**Task**.
Copy exactly, and only, the lines starting at the line with "Write a LaTeX" and ending at the line with "color(25bp)=(black); color(52bp)=(supmid); color(75bp)=(ttwob);". Leave every picture out of the copy.

**Entries**.
☆ ☆ ☆ ☆ ☆ ☆ ☆
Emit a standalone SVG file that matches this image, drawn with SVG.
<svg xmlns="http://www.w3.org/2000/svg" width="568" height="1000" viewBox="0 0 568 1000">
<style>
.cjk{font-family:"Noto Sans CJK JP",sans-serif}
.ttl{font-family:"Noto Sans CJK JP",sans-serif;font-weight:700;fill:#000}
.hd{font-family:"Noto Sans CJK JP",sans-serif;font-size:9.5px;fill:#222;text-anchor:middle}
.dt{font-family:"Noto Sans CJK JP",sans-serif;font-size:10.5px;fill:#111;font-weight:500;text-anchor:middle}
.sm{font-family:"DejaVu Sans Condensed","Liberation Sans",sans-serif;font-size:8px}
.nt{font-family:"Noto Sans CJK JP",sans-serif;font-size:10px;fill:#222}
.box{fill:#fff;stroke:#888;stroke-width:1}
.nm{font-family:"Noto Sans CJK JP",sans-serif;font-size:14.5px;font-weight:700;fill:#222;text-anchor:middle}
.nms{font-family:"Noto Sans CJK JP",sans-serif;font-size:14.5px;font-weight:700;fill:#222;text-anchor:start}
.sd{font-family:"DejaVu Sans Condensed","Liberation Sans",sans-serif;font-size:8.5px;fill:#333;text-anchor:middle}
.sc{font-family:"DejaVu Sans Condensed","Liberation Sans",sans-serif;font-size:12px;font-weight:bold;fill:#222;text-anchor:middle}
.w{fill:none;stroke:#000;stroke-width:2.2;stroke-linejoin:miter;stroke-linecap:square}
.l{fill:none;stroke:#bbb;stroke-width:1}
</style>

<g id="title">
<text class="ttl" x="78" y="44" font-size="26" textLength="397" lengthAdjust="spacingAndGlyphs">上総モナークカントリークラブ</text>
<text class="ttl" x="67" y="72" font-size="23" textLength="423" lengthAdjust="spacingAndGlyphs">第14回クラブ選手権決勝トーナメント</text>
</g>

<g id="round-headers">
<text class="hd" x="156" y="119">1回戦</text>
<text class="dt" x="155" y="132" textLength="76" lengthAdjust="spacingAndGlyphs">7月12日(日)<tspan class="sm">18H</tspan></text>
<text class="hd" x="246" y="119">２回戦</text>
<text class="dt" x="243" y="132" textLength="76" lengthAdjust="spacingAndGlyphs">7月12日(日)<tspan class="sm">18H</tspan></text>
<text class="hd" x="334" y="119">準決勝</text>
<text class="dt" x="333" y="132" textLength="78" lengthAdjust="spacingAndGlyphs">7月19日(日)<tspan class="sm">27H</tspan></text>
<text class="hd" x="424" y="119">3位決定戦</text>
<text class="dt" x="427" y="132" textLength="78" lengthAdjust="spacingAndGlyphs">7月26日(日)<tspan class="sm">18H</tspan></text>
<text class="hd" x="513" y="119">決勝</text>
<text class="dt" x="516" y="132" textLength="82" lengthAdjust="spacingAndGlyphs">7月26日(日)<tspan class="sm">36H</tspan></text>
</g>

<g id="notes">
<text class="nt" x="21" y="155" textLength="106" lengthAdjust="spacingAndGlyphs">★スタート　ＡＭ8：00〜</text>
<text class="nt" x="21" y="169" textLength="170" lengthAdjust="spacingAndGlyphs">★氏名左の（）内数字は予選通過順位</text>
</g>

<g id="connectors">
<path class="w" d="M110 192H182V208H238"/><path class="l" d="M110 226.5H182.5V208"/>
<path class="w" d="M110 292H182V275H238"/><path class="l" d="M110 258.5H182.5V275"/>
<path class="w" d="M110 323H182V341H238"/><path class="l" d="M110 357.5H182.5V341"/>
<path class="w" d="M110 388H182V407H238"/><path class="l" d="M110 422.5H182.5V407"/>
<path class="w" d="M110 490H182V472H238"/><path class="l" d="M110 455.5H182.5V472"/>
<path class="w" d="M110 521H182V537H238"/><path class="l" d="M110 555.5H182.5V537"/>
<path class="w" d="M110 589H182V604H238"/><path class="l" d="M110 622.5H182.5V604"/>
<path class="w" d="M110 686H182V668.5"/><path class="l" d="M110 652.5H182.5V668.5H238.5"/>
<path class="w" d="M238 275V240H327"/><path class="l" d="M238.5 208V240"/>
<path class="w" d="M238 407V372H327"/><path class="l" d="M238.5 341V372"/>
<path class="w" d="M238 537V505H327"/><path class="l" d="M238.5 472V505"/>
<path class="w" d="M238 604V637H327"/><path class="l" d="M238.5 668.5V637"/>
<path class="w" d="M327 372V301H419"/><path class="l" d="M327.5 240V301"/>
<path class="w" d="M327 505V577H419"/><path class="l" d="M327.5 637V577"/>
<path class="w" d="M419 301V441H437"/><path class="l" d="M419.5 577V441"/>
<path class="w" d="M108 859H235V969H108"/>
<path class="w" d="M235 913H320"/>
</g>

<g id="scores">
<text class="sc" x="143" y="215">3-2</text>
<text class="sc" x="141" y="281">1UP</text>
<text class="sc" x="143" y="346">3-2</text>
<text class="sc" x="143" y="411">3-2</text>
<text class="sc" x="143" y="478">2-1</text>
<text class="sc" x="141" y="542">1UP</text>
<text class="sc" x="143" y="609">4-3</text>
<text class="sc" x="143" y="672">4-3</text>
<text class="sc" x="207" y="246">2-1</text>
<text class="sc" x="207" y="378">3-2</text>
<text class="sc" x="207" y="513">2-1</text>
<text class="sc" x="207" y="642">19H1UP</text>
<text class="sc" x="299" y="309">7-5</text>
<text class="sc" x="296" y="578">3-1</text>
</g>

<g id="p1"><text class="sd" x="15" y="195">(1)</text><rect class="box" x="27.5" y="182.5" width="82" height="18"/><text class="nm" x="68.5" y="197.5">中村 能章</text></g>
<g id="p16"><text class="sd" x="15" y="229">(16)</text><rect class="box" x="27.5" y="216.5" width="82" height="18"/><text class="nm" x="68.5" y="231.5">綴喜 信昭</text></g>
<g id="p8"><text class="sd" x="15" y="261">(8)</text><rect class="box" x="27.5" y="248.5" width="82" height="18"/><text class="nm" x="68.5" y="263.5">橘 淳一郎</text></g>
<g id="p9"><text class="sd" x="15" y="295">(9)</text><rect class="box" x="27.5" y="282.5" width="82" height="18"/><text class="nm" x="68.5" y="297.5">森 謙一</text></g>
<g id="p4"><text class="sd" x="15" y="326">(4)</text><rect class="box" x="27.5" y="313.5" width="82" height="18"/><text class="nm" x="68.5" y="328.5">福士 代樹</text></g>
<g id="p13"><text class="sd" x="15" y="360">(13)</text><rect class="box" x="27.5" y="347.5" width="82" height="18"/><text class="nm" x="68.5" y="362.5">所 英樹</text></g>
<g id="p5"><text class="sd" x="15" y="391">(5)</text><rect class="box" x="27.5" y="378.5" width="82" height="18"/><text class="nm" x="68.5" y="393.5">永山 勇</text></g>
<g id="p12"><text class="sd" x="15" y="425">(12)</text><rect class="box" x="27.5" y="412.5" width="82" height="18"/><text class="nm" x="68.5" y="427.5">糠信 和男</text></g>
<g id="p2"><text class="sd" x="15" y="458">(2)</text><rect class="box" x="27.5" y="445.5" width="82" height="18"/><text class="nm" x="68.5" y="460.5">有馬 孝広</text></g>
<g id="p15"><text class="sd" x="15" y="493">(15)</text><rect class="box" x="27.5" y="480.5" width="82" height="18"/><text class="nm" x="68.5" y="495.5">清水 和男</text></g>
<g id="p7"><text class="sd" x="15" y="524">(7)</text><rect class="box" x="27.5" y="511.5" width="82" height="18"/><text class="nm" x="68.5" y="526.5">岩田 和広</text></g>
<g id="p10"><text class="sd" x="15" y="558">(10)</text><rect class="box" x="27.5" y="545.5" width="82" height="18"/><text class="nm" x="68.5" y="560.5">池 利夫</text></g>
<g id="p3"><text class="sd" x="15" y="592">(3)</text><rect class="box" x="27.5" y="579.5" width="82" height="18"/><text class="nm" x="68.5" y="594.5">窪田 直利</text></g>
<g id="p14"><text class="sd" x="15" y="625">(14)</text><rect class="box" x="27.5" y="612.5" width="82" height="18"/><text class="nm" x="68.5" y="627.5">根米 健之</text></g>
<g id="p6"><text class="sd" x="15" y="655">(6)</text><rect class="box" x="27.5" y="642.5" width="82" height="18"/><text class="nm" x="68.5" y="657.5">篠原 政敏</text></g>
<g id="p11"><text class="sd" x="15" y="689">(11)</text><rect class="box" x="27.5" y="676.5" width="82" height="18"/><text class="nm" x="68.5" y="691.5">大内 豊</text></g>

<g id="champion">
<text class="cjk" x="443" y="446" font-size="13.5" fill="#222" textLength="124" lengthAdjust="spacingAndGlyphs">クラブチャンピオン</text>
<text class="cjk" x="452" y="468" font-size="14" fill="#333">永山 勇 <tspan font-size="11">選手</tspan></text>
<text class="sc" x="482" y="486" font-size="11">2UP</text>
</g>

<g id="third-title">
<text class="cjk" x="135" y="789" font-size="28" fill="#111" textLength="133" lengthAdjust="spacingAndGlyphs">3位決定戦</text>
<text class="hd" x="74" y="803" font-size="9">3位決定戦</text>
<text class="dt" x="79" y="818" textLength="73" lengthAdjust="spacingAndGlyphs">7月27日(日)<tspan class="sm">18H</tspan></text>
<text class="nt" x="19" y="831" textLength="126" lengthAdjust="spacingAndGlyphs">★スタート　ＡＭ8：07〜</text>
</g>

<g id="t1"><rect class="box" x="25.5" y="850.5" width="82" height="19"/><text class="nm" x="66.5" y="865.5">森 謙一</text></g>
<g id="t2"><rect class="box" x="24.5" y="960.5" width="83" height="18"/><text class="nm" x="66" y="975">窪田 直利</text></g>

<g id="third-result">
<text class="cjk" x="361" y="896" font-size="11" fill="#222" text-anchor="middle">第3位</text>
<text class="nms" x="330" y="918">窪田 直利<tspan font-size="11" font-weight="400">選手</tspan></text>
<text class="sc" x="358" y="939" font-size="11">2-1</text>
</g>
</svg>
☆ ☆ ☆ ☆ ☆ ☆ ☆
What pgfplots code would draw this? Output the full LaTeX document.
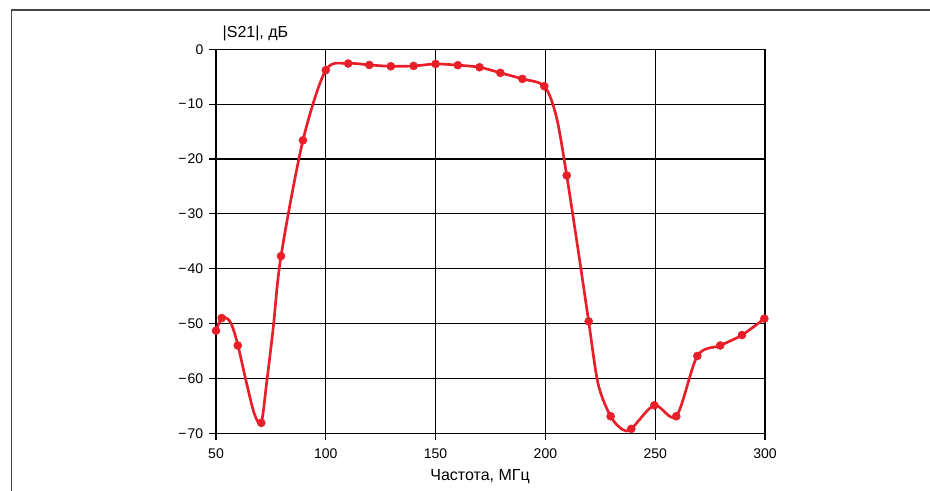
☆ ☆ ☆ ☆ ☆ ☆ ☆
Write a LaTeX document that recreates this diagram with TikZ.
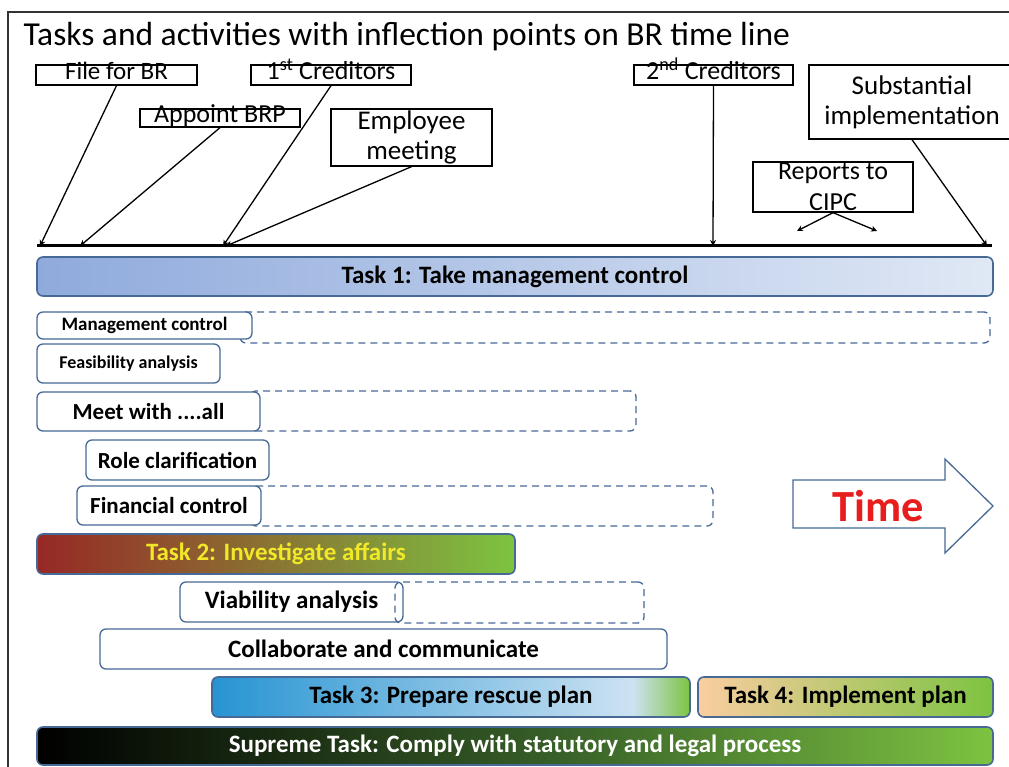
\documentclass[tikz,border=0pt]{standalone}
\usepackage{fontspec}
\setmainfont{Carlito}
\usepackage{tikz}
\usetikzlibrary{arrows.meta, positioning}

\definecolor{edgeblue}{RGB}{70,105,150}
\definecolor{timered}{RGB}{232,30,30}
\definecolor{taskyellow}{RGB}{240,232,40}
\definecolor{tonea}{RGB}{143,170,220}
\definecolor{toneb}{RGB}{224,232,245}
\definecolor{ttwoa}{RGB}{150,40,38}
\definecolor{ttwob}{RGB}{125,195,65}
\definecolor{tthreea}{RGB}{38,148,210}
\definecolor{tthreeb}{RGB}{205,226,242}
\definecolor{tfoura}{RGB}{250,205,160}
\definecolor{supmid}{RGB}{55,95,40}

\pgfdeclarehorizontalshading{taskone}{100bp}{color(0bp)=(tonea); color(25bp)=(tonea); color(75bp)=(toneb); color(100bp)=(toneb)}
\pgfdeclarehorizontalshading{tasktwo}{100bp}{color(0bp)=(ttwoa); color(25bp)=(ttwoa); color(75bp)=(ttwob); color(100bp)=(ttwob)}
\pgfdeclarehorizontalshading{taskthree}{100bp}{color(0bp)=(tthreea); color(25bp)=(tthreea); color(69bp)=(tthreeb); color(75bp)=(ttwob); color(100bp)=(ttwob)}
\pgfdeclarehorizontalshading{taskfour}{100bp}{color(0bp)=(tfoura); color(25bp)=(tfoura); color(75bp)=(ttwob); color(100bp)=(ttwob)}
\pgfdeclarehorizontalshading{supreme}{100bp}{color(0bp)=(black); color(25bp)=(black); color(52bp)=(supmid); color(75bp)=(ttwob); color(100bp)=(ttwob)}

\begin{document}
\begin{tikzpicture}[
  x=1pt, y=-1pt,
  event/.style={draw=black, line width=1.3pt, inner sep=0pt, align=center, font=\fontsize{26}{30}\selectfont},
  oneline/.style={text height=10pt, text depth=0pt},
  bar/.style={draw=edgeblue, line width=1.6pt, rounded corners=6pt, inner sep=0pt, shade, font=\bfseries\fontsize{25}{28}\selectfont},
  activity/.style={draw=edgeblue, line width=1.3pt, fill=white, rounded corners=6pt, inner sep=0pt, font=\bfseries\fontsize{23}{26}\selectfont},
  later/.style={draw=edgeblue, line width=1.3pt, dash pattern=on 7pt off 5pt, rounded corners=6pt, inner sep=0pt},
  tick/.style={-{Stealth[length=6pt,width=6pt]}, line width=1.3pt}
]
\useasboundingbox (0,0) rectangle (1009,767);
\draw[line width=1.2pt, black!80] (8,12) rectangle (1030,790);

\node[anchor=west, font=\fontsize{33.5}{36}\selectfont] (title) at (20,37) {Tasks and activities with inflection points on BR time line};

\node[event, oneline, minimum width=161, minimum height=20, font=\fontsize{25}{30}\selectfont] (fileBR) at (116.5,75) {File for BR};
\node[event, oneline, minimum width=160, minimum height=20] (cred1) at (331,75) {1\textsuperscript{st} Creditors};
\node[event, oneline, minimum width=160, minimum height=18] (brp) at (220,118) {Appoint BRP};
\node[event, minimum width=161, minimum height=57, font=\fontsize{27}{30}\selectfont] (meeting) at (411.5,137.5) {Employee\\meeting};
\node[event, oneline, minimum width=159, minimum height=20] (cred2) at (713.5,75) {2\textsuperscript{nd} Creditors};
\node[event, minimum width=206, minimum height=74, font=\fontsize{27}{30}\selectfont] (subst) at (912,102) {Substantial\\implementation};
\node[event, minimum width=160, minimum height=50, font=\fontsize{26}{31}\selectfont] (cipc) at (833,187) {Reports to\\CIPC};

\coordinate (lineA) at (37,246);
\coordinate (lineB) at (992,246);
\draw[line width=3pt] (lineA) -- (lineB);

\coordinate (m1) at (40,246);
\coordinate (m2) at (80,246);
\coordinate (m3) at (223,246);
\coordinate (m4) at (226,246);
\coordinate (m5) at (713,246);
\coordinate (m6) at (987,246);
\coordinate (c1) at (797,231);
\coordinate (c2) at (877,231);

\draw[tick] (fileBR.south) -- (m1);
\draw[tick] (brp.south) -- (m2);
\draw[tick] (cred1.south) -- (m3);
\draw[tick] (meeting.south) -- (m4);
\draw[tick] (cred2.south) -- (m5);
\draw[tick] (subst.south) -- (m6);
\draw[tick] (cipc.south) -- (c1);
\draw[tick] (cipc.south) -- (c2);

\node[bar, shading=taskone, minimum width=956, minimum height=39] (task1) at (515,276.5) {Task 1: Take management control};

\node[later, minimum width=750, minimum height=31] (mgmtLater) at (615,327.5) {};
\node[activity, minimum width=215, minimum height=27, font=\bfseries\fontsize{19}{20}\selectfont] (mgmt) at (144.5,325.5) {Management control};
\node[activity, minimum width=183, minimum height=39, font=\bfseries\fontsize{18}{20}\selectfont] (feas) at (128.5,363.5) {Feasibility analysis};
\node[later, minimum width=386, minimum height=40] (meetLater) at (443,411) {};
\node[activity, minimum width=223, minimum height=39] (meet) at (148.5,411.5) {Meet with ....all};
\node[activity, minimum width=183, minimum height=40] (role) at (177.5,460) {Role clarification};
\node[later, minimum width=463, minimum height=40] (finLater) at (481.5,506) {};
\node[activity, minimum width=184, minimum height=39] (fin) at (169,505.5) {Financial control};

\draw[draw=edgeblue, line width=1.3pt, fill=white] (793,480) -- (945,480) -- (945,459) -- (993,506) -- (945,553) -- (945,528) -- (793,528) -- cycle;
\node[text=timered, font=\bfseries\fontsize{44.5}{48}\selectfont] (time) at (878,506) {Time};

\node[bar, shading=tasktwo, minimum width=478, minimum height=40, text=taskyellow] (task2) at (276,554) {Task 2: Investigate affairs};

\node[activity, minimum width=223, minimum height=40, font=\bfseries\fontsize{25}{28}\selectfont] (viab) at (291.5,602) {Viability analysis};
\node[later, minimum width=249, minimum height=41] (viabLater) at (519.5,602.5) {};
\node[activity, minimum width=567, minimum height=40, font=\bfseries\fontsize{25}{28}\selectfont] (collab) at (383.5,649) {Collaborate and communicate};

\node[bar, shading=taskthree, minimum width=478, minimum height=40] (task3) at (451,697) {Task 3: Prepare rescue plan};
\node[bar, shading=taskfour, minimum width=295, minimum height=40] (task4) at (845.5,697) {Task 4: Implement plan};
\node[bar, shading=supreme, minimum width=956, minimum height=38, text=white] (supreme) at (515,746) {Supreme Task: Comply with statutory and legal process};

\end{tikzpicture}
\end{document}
☆ ☆ ☆ ☆ ☆ ☆ ☆
**Problem solution**.
Write a LaTeX document that recreates this diagram with TikZ.
\documentclass[tikz,border=0pt]{standalone}
\usepackage{fontspec}
\setmainfont{Carlito}
\usepackage{tikz}
\usetikzlibrary{arrows.meta, positioning}

\definecolor{edgeblue}{RGB}{70,105,150}
\definecolor{timered}{RGB}{232,30,30}
\definecolor{taskyellow}{RGB}{240,232,40}
\definecolor{tonea}{RGB}{143,170,220}
\definecolor{toneb}{RGB}{224,232,245}
\definecolor{ttwoa}{RGB}{150,40,38}
\definecolor{ttwob}{RGB}{125,195,65}
\definecolor{tthreea}{RGB}{38,148,210}
\definecolor{tthreeb}{RGB}{205,226,242}
\definecolor{tfoura}{RGB}{250,205,160}
\definecolor{supmid}{RGB}{55,95,40}

\pgfdeclarehorizontalshading{taskone}{100bp}{color(0bp)=(tonea); color(25bp)=(tonea); color(75bp)=(toneb); color(100bp)=(toneb)}
\pgfdeclarehorizontalshading{tasktwo}{100bp}{color(0bp)=(ttwoa); color(25bp)=(ttwoa); color(75bp)=(ttwob); color(100bp)=(ttwob)}
\pgfdeclarehorizontalshading{taskthree}{100bp}{color(0bp)=(tthreea); color(25bp)=(tthreea); color(69bp)=(tthreeb); color(75bp)=(ttwob); color(100bp)=(ttwob)}
\pgfdeclarehorizontalshading{taskfour}{100bp}{color(0bp)=(tfoura); color(25bp)=(tfoura); color(75bp)=(ttwob); color(100bp)=(ttwob)}
\pgfdeclarehorizontalshading{supreme}{100bp}{color(0bp)=(black); color(25bp)=(black); color(52bp)=(supmid); color(75bp)=(ttwob); color(100bp)=(ttwob)}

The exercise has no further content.